There has been significant success with the development and demonstration of MW-scale supercritical CO2 power systems at SwRI. At the same time, kW-scale power generation has been largely confined to less-efficient organic Rankine cycle technology. Using a supercritical CO2 closed Brayton cycle as shown in Figure 1 can provide a dramatic increase in the efficiency of small-scale thermal power systems. The technical challenge is the power density of supercritical CO2 power cycles; expander technology has been developed for turbomachinery that is effective at the MW-scale, but no developed expander technology exists for a kW-scale system. Successful development of the expander (and compressor) machinery for a system of 15-500 kW power output would be a significant improvement for mobile waste heat recovery systems (under development for on-highway heavy-duty trucks, with future use in marine and other high-load applications) and stationary systems (industrial and commercial waste heat recovery, remote power generation).

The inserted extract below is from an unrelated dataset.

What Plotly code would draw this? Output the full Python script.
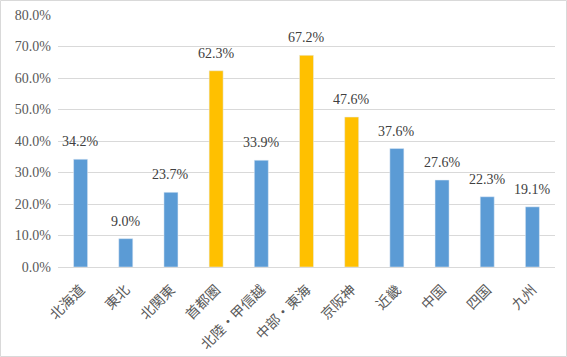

Ongoing refinement of the cycle simulations is occurring, along with the use of simulations for cycle design optimization to identify the most promising configuration of the system for an initial demonstration. The major focus of the current phase of the project is to identify and address critical technology gaps that could prevent successful design of a prototype system. Addressing these will set the stage for the final phase, prototype design and build.
The project addressed critical technology gaps in preparation for prototype design and build. Continual refinement of cycle modeling showed a broad applicability of the supercritical CO2 power cycle to waste heat recovery in mobile applications. Concept designs were completed for a piston compressor and a piston expander which can operate under the required conditions for supercritical CO2 flows and which are sized for packaging within typical heavy-duty truck installations.